Effingham County commissioners approved allowing Rincon to annex 66 acres, following a split vote and questions for Rincon city officials.
Commissioners Forrest Floyd, Vera Jones and Phil Kieffer voted to approve the annexation, while commissioners Steve Mason and Reggie Loper opposed the move. The city, which bought the land off Blue Jay and McCall roads late last year, has pledged to build a fire station on five acres on the tract that now has been annexed. A building on the land is believed to be suitable to accommodate a fire station.
But the land isn’t contiguous to the city limits, meaning it doesn’t touch any of the city’s boundaries. That worried commissioners who opposed the annexation.
“I’ve been against it,” Loper said. “I am for the fire station. But I won’t vote for annexation.”
Rincon City Manager Wesley Corbitt said the deal will lower ISO ratings and be more cost-effective for the city and the county.
Corbitt reiterated the city’s intention to sell the land.
“We’re not sure what part we’ll sell, what part we’ll keep,” he said.
Mason offered a hypothetical situation, in which a waste company could contract with the city to turn some of the tract into a landfill, without the county having any control or say-so.
“The fire station is a good idea,” Mason said. “But the potential problems are huge.”
Under the agreement for the fire station, the county will pay Rincon $11,314 a month to support a 24-hour firefighter at the location.

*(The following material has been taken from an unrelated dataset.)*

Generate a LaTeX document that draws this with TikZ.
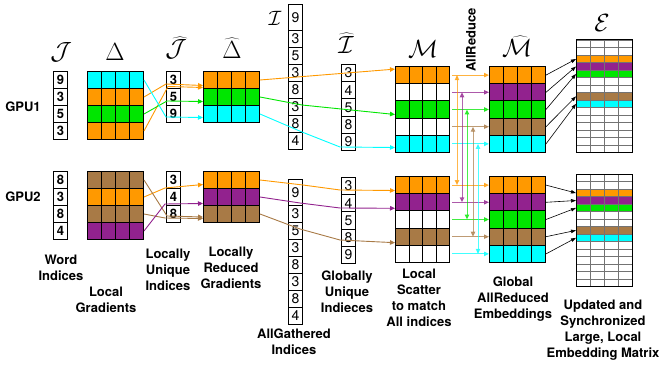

“There are some wonderful opportunities down the road if we expand fire service in the south end,” Corbitt said.
“We think it’s a great agreement for everybody.”
County commission Chairman Wendall Kessler expressed his support for collaboration on issues shared by the city and county.
“I do believe in the good spirit of cooperation,” Kessler said.
But the chairman also indicated he was not aware of the city’s wish to annex the entire tract until late into the negotiations. The fire station proposal pushed the county ahead of its own schedule for spending money, he said.
Kessler also said after the meeting he would have voted against the annexation. The chairman’s voting is restricted and he was not able to cast a vote on the matter.
“I didn’t know annexation was part of it until late in the game,” he said.
Kessler added he hoped Rincon council members would agree to annex the five acres for the station and not ask to annex the remainder of the tract.
“The annexation then threw a curve in it,” he said. “I am not for non-contiguous annexation.”
Part of the land annexed is slated to be included in a re-working of the Blue Jay-McCall intersection. Rincon leaders have said they are willing to cede that small portion to the county.
“My only concern is the road,” said Floyd.
Floyd also said the city could annex the rest of the land later if it sought to annex only the fire station property. He also asked Mason to explain the problem with annexation.
“Just tell me what the big deal is,” Floyd said.
“It’s what’s going to happen on this property,” Mason replied.
Mason voiced his support for a fire station in that area. But the annexation of the entire tract troubled him. He also pointed out that other areas of the county can’t get fire insurance.
“There needs to be a station down there,” he said. “Other than annexation, I’m OK with it.”
With the station, which is expected to be manned 24 hours a day, ISO ratings for approximately 300 homes are expected to drop to a class 4. ISO ratings are used to establish homeowners’ fire insurance rates.
ISO ratings will go to a 4 for homeowners in the Burnt Tree subdivision and in Lowcountry Estates, according to Rincon Fire Chief Corey Rahn, because of the Blue Jay station.
“We can have a mutual benefit,” Jones said. “In my opinion, it warrants an exception to spot annexation. It benefits a large gap of residents we have been planning to cover.”
The county has a three-year deal with the city to operate the station and can back out of the deal with a one-year’s notice.